If a table t has a single column id bigint(20) (also the PK) with records -1, 0, 1, 2, 3. Ghostferry will silently not copy data where id <= 0. There are two related causes:

  1. For the negative number case, this is because Ghostferry assumes that the PK is an uint64.
  2. For the 0 case, the DefaultBuildSelect selects rows where PK > 0 in the first iteration, which misses the record for 0.

This only happens if Ghostferry is started and these records already exists in the database as only the DataIterator misses these records. The BinlogStreamer will stream these records if they are inserted. This also means the InlineVerifier will miss these records as well and will not emit an error unless these records are also UPDATEd during the course of the transfer. When the record is updated, since it doesn't exist on the target, the BinlogWriter won't be able to update it (as the previous state on the target database doesn't match what the binlog event suggests). This means the row will be added to a reverify queue. The subsequent fingerprinting attempt will always yield different result from the source and the target. This means that there is a chance for the InlineVerifier to catch this (which is how we found it), but it is not guaranteed.

The first case is hard to fix. Perhaps we should detect such record exists and raise an error during table loading. For the 0 case, we need to review the BuildSelect functions to make sure that 0 can be included.

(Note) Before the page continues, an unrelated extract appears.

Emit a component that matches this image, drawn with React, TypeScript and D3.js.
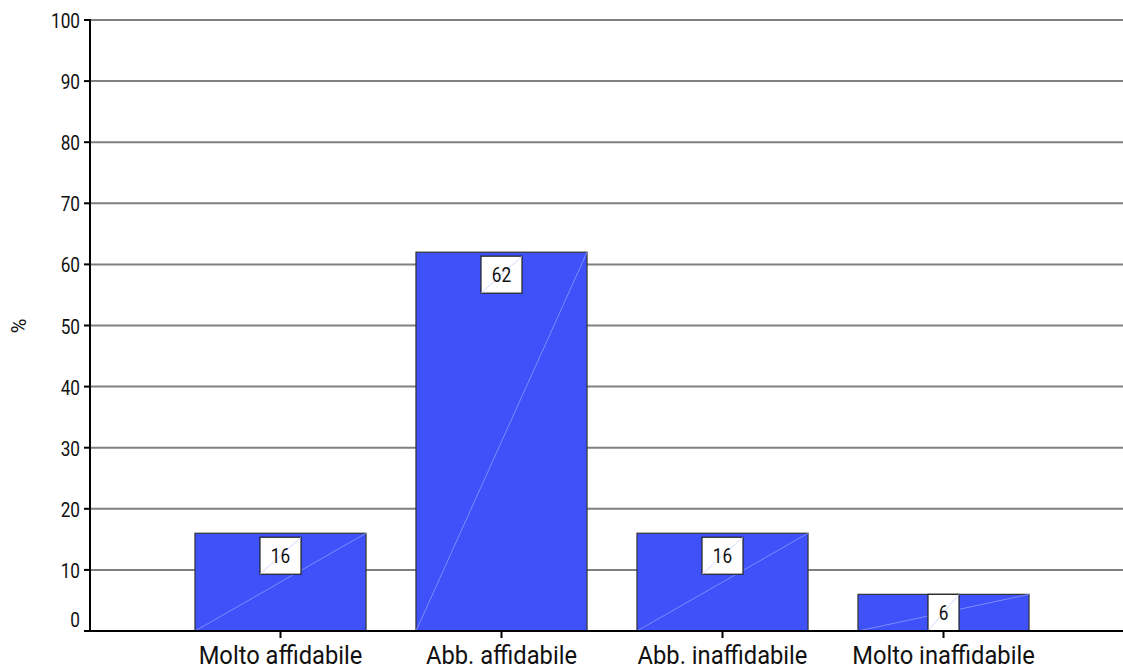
import React from "react";
import * as d3 from "d3";

const categories = ["Molto affidabile", "Abb. affidabile", "Abb. inaffidabile", "Molto inaffidabile"];
const values = [16, 62, 16, 6];
const yTicks = [0, 10, 20, 30, 40, 50, 60, 70, 80, 90, 100];

const W = 1123;
const H = 669;
const FONT = "Roboto, 'Noto Sans', Arial, sans-serif";
const SX = 0.82;

function Narrow({ x, y, anchor, size, children, sx = SX }: any) {
  return (
    <g transform={`translate(${x},${y}) scale(${sx},1)`}>
      <text x={0} y={0} textAnchor={anchor} fontFamily={FONT} fontSize={size} fill="#111">
        {children}
      </text>
    </g>
  );
}

export default function App() {
  const x = d3.scaleBand<string>().domain(categories).range([170, 1054]).paddingInner(0.226).paddingOuter(0.113);
  const y = d3.scaleLinear().domain([0, 100]).range([631, 20]);
  const axisX = 90;
  const y0 = y(0);

  return (
    <svg width={W} height={H} style={{ position: "absolute", left: 0, top: 0, background: "#fff" }}>
      {yTicks.filter((t) => t > 0).map((t) => (
        <line key={"g" + t} x1={axisX} x2={W} y1={y(t)} y2={y(t)} stroke="#808080" strokeWidth={2} />
      ))}
      {categories.map((c, i) => {
        const bx = x(c)!;
        const bw = x.bandwidth();
        const top = y(values[i]);
        return (
          <g key={c}>
            <rect x={bx} y={top} width={bw} height={y0 - top} fill="#3F51F8" stroke="#333" strokeWidth={1.2} />
            <line x1={bx} y1={y0} x2={bx + bw} y2={top} stroke="#8C9BFF" strokeWidth={0.8} />
          </g>
        );
      })}
      {categories.map((c, i) => {
        const cx = x(c)! + x.bandwidth() / 2;
        const top = y(values[i]);
        const label = String(values[i]);
        const bw = label.length > 1 ? 41 : 31;
        const bh = 37;
        const by = Math.max(Math.min(top + 4, y0 - bh), top);
        const h = Math.min(bh, y0 - by);
        return (
          <g key={"l" + c}>
            <rect x={cx - bw / 2} y={by} width={bw} height={h} fill="#fff" stroke="#222" strokeWidth={1.2} />
            <line x1={cx - bw / 2} y1={by + h} x2={cx + bw / 2} y2={by} stroke="#C8CEFF" strokeWidth={0.8} />
            <Narrow x={cx} y={by + 26} anchor="middle" size={21}>
              {label}
            </Narrow>
          </g>
        );
      })}
      <line x1={axisX} x2={axisX} y1={y(100) - 1} y2={y0 + 1} stroke="#000" strokeWidth={2} />
      {yTicks.map((t) => (
        <g key={"t" + t}>
          <line x1={axisX - 6} x2={axisX} y1={y(t)} y2={y(t)} stroke="#000" strokeWidth={2} />
          <Narrow x={axisX - 10} y={y(t) + (t === 0 ? -4 : 8)} anchor="end" size={21}>
            {t}
          </Narrow>
        </g>
      ))}
      <line x1={axisX - 6} x2={W} y1={y0} y2={y0} stroke="#000" strokeWidth={2} />
      {categories.map((c) => {
        const cx = x(c)! + x.bandwidth() / 2;
        return (
          <g key={"x" + c}>
            <line x1={cx} x2={cx} y1={y0} y2={y0 + 7} stroke="#000" strokeWidth={2} />
            <Narrow x={cx} y={664} anchor="middle" size={25.5} sx={0.93}>
              {c}
            </Narrow>
          </g>
        );
      })}
      <g transform={`translate(26, 326) rotate(-90)`}>
        <text x={0} y={0} textAnchor="middle" fontFamily={FONT} fontSize={20} fill="#111">
          %
        </text>
      </g>
    </svg>
  );
}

shuhaowu commented 2 years ago

The zero case is also difficult to fix, especially if zero is the only entry in the table.

The best way to solve this is to use a generic sortable type to represent the PK. Not sure if Golang has easy support for this due to the lack of generics.

dikang123 commented 2 years ago

gh-ost do not have this issue, so I think this can be fixed with golang.

shuhaowu commented 2 years ago

Ghost doesn't assume an uint64 and has a UniqueKey data type. It also calculates the iteration ranges by querying MySQL, thus relying on MySQL to sort the values. This is the best solution, as it would also open the door to allow for non-integer pagination keys. However, it would require significant changes within Ghostferry that is somewhat non-trivial for the moment.

dikang123 commented 2 years ago

Ghost doesn't assume an uint64 and has a UniqueKey data type. It also calculates the iteration ranges by querying MySQL, thus relying on MySQL to sort the values. This is the best solution, as it would also open the door to allow for non-integer pagination keys. However, it would require significant changes within Ghostferry that is somewhat non-trivial for the moment.

agree